>> START
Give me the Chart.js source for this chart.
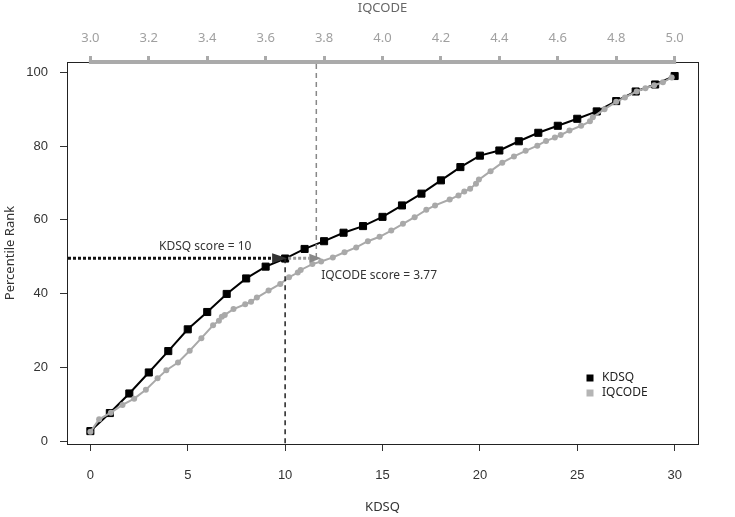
<!DOCTYPE html>
<html>
<head>
<meta charset="utf-8">
<style>
  html, body { margin: 0; padding: 0; background: #fff; }
  #wrap { width: 735px; height: 517px; }
</style>
<script src="https://cdn.jsdelivr.net/npm/chart.js@4/dist/chart.umd.min.js"></script>
</head>
<body>
<div id="wrap"><canvas id="chart" width="735" height="517"></canvas></div>
<script>
// KDSQ total score and its percentile rank
const kdsqScores = [0, 1, 2, 3, 4, 5, 6, 7, 8, 9, 10, 11, 12, 13, 14, 15, 16, 17, 18, 19, 20, 21, 22, 23, 24, 25, 26, 27, 28, 29, 30];
const kdsqRank = [2.7, 7.6, 12.9, 18.6, 24.4, 30.3, 35.0, 39.9, 44.1, 47.3, 49.5, 52.1, 54.2, 56.5, 58.3, 60.8, 63.9, 67.1, 70.7, 74.3, 77.4, 78.8, 81.3, 83.6, 85.5, 87.4, 89.4, 92.2, 94.8, 96.7, 99.0];

// IQCODE mean score and its percentile rank
const iqcodeScores = [3.00, 3.03, 3.07, 3.11, 3.15, 3.19, 3.23, 3.26, 3.30, 3.34, 3.38, 3.42, 3.44, 3.45, 3.46, 3.49, 3.53, 3.55, 3.57, 3.61, 3.65, 3.68, 3.71, 3.72, 3.76, 3.79, 3.83, 3.87, 3.91, 3.95, 3.99, 4.03, 4.07, 4.11, 4.15, 4.18, 4.23, 4.26, 4.28, 4.30, 4.32, 4.33, 4.37, 4.41, 4.45, 4.49, 4.53, 4.56, 4.59, 4.61, 4.64, 4.68, 4.71, 4.72, 4.76, 4.80, 4.83, 4.87, 4.90, 4.93, 4.96, 4.99];
const iqcodeRank = [2.5, 5.9, 7.7, 9.8, 11.5, 13.9, 17.0, 19.2, 21.3, 24.5, 27.9, 31.4, 32.6, 33.7, 34.2, 35.8, 37.1, 37.8, 38.9, 40.8, 42.6, 44.4, 45.7, 46.4, 48.0, 48.7, 49.8, 51.2, 52.5, 54.2, 55.4, 57.1, 58.9, 60.7, 62.7, 63.9, 65.5, 66.6, 67.7, 68.4, 69.8, 70.9, 73.2, 75.5, 77.2, 78.7, 80.1, 81.4, 82.3, 83.0, 84.2, 85.5, 86.7, 87.8, 90.0, 92.0, 93.2, 94.8, 95.7, 96.5, 97.3, 98.6];

// axis ticks
const kdsqTicks = [0, 5, 10, 15, 20, 25, 30];
const iqcodeTicks = [3.0, 3.2, 3.4, 3.6, 3.8, 4.0, 4.2, 4.4, 4.6, 4.8, 5.0];
const rankTicks = [0, 20, 40, 60, 80, 100];

// cut-off marked on the chart
const kdsqCut = 10;
const iqcodeCut = 3.77;
const cutRank = 49.6;

const txtFont = '"Noto Sans", sans-serif';
const numFont = '"Liberation Sans", Arial, sans-serif';

function setTicks(values) {
  return scale => { scale.ticks = values.map(v => ({ value: v })); };
}

function arrowHead(ctx, tipX, tipY, len, half, color) {
  ctx.save();
  ctx.fillStyle = color;
  ctx.beginPath();
  ctx.moveTo(tipX, tipY);
  ctx.lineTo(tipX - len, tipY - half);
  ctx.lineTo(tipX - len, tipY + half);
  ctx.closePath();
  ctx.fill();
  ctx.restore();
}

// box, top IQCODE axis line, cut-off guides, labels and legend
const decor = {
  id: 'decor',
  beforeDatasetsDraw(chart) {
    const { ctx, chartArea: a } = chart;
    ctx.save();
    ctx.strokeStyle = '#222';
    ctx.lineWidth = 1;
    ctx.strokeRect(a.left + 0.5, a.top + 0.5, a.right - a.left, a.bottom - a.top);
    const x2 = chart.scales.x2;
    ctx.strokeStyle = '#aaa';
    ctx.lineWidth = 4;
    ctx.beginPath();
    ctx.moveTo(x2.getPixelForValue(iqcodeTicks[0]) - 1.5, a.top);
    ctx.lineTo(x2.getPixelForValue(iqcodeTicks[iqcodeTicks.length - 1]) + 1.5, a.top);
    ctx.stroke();
    ctx.restore();
  },
  afterDatasetsDraw(chart) {
    const { ctx, chartArea: a, scales } = chart;
    const xk = scales.x.getPixelForValue(kdsqCut);
    const xi = scales.x2.getPixelForValue(iqcodeCut);
    const yc = scales.y.getPixelForValue(cutRank);
    ctx.save();

    // vertical guides
    ctx.lineWidth = 1.5;
    ctx.setLineDash([5, 4]);
    ctx.strokeStyle = '#222';
    ctx.beginPath();
    ctx.moveTo(xk, yc);
    ctx.lineTo(xk, a.bottom);
    ctx.stroke();
    ctx.strokeStyle = '#888';
    ctx.beginPath();
    ctx.moveTo(xi + 1, a.top + 2);
    ctx.lineTo(xi + 1, yc);
    ctx.stroke();

    // horizontal dotted arrows
    ctx.lineWidth = 3;
    ctx.setLineDash([3, 2]);
    ctx.strokeStyle = '#111';
    ctx.beginPath();
    ctx.moveTo(a.left + 1, yc);
    ctx.lineTo(xk - 12, yc);
    ctx.stroke();
    arrowHead(ctx, xk + 2, yc, 15, 5, '#333');
    ctx.strokeStyle = '#999';
    ctx.beginPath();
    ctx.moveTo(xk + 3, yc);
    ctx.lineTo(xi - 6, yc);
    ctx.stroke();
    arrowHead(ctx, xi + 6, yc, 12, 4.5, '#888');
    ctx.setLineDash([]);

    // labels
    ctx.fillStyle = '#333';
    ctx.font = '12px ' + txtFont;
    ctx.textBaseline = 'middle';
    ctx.textAlign = 'center';
    ctx.fillText('KDSQ score = ' + kdsqCut, scales.x.getPixelForValue(5.9), scales.y.getPixelForValue(52.7));
    ctx.textAlign = 'left';
    ctx.fillText('IQCODE score = ' + iqcodeCut, scales.x2.getPixelForValue(3.79), scales.y.getPixelForValue(44.8));
    ctx.restore();
  },
  afterDraw(chart) {
    const { ctx, chartArea: a } = chart;
    ctx.save();
    ctx.font = '12px ' + txtFont;
    ctx.textBaseline = 'middle';
    ctx.textAlign = 'left';
    chart.data.datasets.forEach((ds, i) => {
      const cy = a.bottom - 66 + i * 15;
      const cx = a.right - 108;
      ctx.fillStyle = ds.legendColor;
      ctx.fillRect(cx - 3.5, cy - 3.5, 7, 7);
      ctx.fillStyle = '#222';
      ctx.fillText(ds.label, cx + 12, cy);
    });
    ctx.restore();
  }
};

new Chart(document.getElementById('chart'), {
  type: 'line',
  data: {
    datasets: [
      {
        label: 'KDSQ',
        data: kdsqScores.map((s, i) => ({ x: s, y: kdsqRank[i] })),
        xAxisID: 'x',
        yAxisID: 'y',
        borderColor: '#000',
        backgroundColor: '#000',
        legendColor: '#000',
        borderWidth: 2,
        pointStyle: 'rect',
        pointRadius: 5,
        pointBorderWidth: 1,
        tension: 0,
        order: 2
      },
      {
        label: 'IQCODE',
        data: iqcodeScores.map((s, i) => ({ x: s, y: iqcodeRank[i] })),
        xAxisID: 'x2',
        yAxisID: 'y',
        borderColor: '#a9a9a9',
        backgroundColor: '#a9a9a9',
        legendColor: '#b5b5b5',
        borderWidth: 2,
        pointStyle: 'circle',
        pointRadius: 3,
        pointBorderWidth: 0,
        tension: 0,
        order: 1
      }
    ]
  },
  options: {
    responsive: false,
    animation: false,
    layout: { padding: { left: 0, right: 37, top: 0, bottom: 0 } },
    plugins: {
      legend: { display: false },
      tooltip: { enabled: false }
    },
    scales: {
      x: {
        type: 'linear',
        position: 'bottom',
        min: -1.2,
        max: 31.2,
        afterBuildTicks: setTicks(kdsqTicks),
        afterFit: s => { s.height = 73; },
        border: { display: false },
        grid: { drawOnChartArea: false, tickLength: 7, tickColor: '#333', tickWidth: 1 },
        ticks: { color: '#333', padding: 17, maxRotation: 0, font: { family: numFont, size: 13 } },
        title: { display: true, text: 'KDSQ', color: '#333', padding: { top: 0, bottom: 2 }, font: { family: txtFont, size: 13 } }
      },
      x2: {
        type: 'linear',
        position: 'top',
        min: 2.92,
        max: 5.08,
        afterBuildTicks: setTicks(iqcodeTicks),
        afterFit: s => { s.height = 62; },
        border: { display: false },
        grid: { drawOnChartArea: false, tickLength: 6, tickColor: '#aaa', tickWidth: 3 },
        ticks: { color: '#a0a0a0', padding: 10, maxRotation: 0, font: { family: txtFont, size: 13 }, callback: v => v.toFixed(1) },
        title: { display: true, text: 'IQCODE', color: '#666', padding: { top: 0, bottom: 0 }, font: { family: txtFont, size: 13 } }
      },
      y: {
        type: 'linear',
        min: -0.8,
        max: 102.8,
        afterBuildTicks: setTicks(rankTicks),
        afterFit: s => { s.width = 67; },
        border: { display: false },
        grid: { drawOnChartArea: false, tickLength: 7, tickColor: '#333', tickWidth: 1 },
        ticks: { color: '#333', padding: 12, font: { family: numFont, size: 13 } },
        title: { display: true, text: 'Percentile Rank', color: '#333', padding: { top: 2, bottom: 0 }, font: { family: txtFont, size: 13 } }
      }
    }
  },
  plugins: [decor]
});
</script>
</body>
</html>
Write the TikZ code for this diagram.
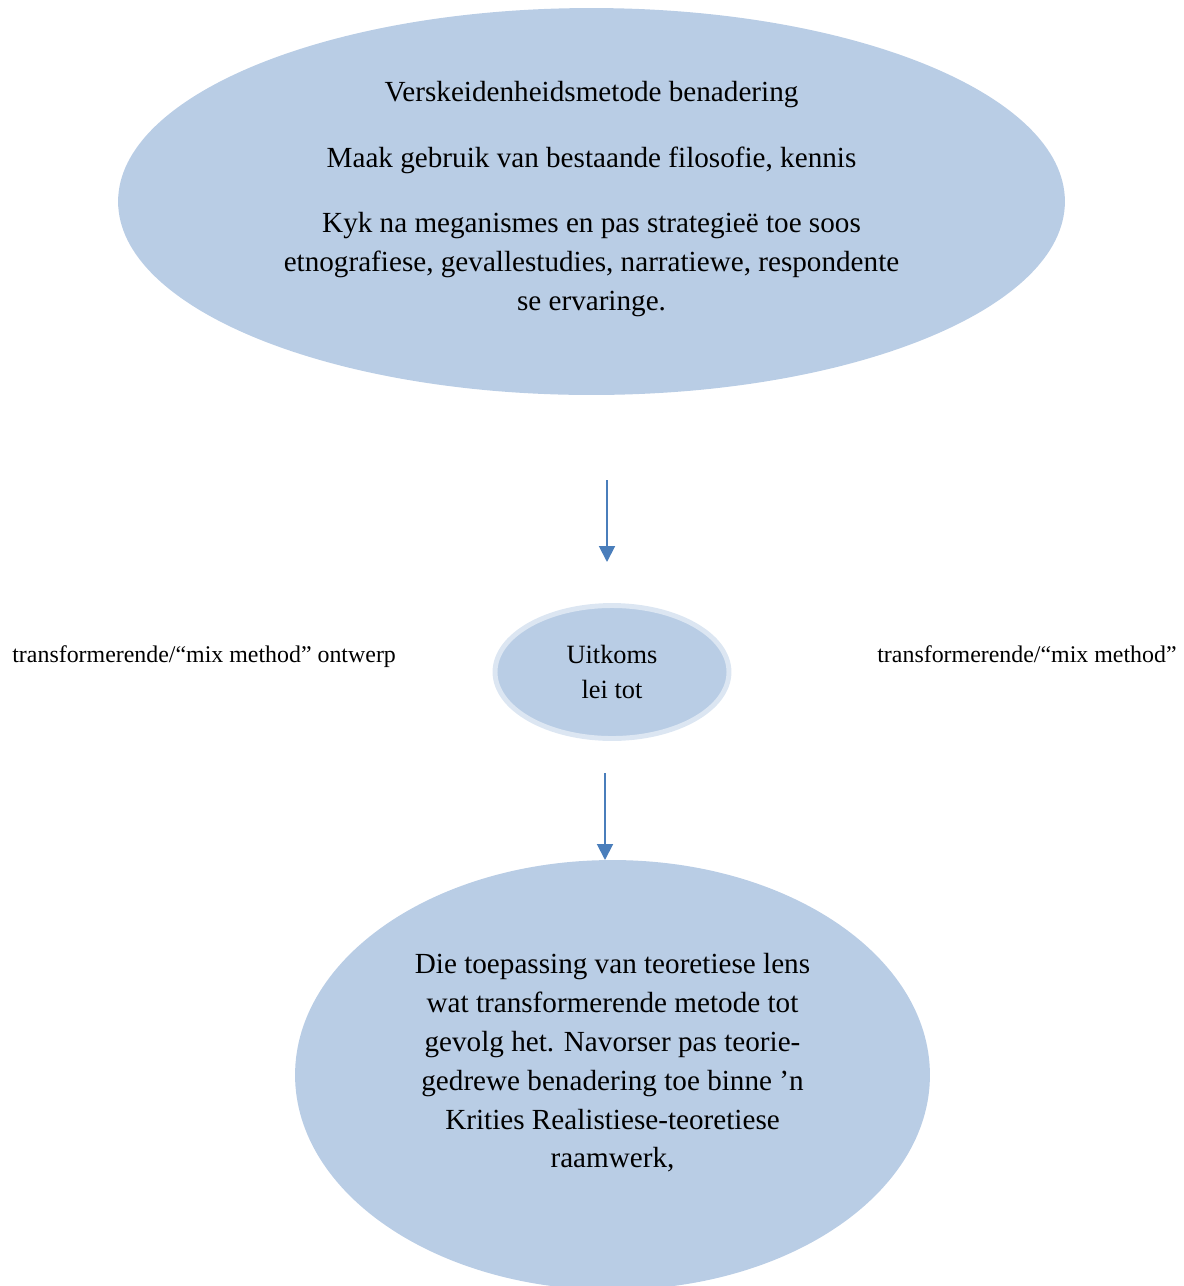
>> END
● **Exercise brief**:
In the entries above, find the line that contains "94.8, 96.7, 99.0];", then repeat exactly every line from the first one through that line, with no pictures.

● **Problem solution**:
Give me the Chart.js source for this chart.
<!DOCTYPE html>
<html>
<head>
<meta charset="utf-8">
<style>
  html, body { margin: 0; padding: 0; background: #fff; }
  #wrap { width: 735px; height: 517px; }
</style>
<script src="https://cdn.jsdelivr.net/npm/chart.js@4/dist/chart.umd.min.js"></script>
</head>
<body>
<div id="wrap"><canvas id="chart" width="735" height="517"></canvas></div>
<script>
// KDSQ total score and its percentile rank
const kdsqScores = [0, 1, 2, 3, 4, 5, 6, 7, 8, 9, 10, 11, 12, 13, 14, 15, 16, 17, 18, 19, 20, 21, 22, 23, 24, 25, 26, 27, 28, 29, 30];
const kdsqRank = [2.7, 7.6, 12.9, 18.6, 24.4, 30.3, 35.0, 39.9, 44.1, 47.3, 49.5, 52.1, 54.2, 56.5, 58.3, 60.8, 63.9, 67.1, 70.7, 74.3, 77.4, 78.8, 81.3, 83.6, 85.5, 87.4, 89.4, 92.2, 94.8, 96.7, 99.0];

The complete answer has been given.